• SET PROBLEM: In the lines below, output everything from the first line through the line containing "import plotly.graph_objects as go" exactly as it is. Pictures are not part of the output.

• RAW DATA:
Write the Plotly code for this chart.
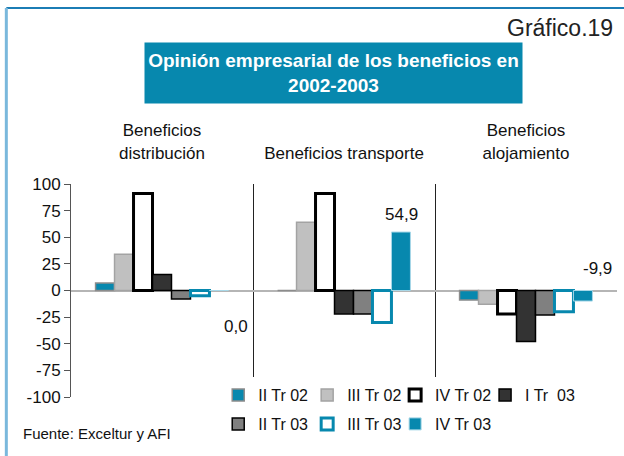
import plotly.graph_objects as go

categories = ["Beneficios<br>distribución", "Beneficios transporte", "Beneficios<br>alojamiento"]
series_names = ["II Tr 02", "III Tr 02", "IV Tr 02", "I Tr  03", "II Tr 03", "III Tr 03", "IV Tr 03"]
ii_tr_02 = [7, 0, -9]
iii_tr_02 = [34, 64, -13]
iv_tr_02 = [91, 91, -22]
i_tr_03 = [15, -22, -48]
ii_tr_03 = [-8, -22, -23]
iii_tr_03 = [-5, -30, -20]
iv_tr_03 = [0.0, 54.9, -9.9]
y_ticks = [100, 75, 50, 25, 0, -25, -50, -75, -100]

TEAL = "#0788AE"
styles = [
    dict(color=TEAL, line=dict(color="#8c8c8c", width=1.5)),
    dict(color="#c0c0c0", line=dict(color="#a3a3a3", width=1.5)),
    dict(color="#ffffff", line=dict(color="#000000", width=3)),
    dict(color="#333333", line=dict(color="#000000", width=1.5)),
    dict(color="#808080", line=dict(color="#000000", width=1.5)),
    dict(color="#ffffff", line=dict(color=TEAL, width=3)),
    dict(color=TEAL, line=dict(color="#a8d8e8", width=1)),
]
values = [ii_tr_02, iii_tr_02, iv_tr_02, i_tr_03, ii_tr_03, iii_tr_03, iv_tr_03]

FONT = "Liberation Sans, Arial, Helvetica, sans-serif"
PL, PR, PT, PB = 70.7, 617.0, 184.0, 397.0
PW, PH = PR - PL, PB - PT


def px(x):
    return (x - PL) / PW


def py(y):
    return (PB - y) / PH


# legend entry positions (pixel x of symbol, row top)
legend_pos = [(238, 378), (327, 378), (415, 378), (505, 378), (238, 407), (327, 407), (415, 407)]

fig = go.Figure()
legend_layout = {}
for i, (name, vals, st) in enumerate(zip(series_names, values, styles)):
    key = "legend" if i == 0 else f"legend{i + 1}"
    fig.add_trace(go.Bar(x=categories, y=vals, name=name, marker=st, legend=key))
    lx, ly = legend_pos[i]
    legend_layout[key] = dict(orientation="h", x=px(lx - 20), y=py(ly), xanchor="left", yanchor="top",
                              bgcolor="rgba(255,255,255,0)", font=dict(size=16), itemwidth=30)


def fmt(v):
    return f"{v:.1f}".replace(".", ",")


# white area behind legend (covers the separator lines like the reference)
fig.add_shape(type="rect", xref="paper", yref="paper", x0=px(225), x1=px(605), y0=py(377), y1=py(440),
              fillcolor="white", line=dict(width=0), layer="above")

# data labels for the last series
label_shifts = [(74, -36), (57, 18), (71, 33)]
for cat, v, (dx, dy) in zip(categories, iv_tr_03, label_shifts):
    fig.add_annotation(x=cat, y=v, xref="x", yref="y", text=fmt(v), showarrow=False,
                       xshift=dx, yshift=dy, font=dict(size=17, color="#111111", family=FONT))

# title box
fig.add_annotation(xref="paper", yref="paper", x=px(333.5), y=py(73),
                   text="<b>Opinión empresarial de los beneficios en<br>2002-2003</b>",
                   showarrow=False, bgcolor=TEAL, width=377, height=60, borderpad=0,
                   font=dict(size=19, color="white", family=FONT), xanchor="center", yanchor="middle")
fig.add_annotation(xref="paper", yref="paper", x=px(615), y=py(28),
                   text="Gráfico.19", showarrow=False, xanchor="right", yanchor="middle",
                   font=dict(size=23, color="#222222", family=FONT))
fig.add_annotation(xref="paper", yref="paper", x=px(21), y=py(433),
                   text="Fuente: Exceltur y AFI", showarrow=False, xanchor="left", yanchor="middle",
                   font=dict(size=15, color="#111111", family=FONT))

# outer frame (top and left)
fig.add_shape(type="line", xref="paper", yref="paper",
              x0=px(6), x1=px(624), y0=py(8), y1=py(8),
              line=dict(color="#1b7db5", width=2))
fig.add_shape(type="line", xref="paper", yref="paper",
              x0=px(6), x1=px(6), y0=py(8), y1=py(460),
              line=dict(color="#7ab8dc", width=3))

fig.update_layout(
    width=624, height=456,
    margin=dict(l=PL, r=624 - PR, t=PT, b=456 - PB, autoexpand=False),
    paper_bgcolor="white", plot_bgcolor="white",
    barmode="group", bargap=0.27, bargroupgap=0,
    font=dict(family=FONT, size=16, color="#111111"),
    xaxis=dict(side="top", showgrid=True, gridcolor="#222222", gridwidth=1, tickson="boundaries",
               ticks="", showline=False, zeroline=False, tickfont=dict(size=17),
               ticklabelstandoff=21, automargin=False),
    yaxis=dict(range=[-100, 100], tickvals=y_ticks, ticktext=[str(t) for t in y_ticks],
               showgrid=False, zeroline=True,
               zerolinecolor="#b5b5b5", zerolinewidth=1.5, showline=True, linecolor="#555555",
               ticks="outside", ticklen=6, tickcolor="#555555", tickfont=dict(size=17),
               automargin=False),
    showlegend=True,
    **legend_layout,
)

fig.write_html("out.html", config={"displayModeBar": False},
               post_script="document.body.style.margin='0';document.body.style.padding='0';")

• SOLUTION FOR THIS EXERCISE:
Write the Plotly code for this chart.
import plotly.graph_objects as go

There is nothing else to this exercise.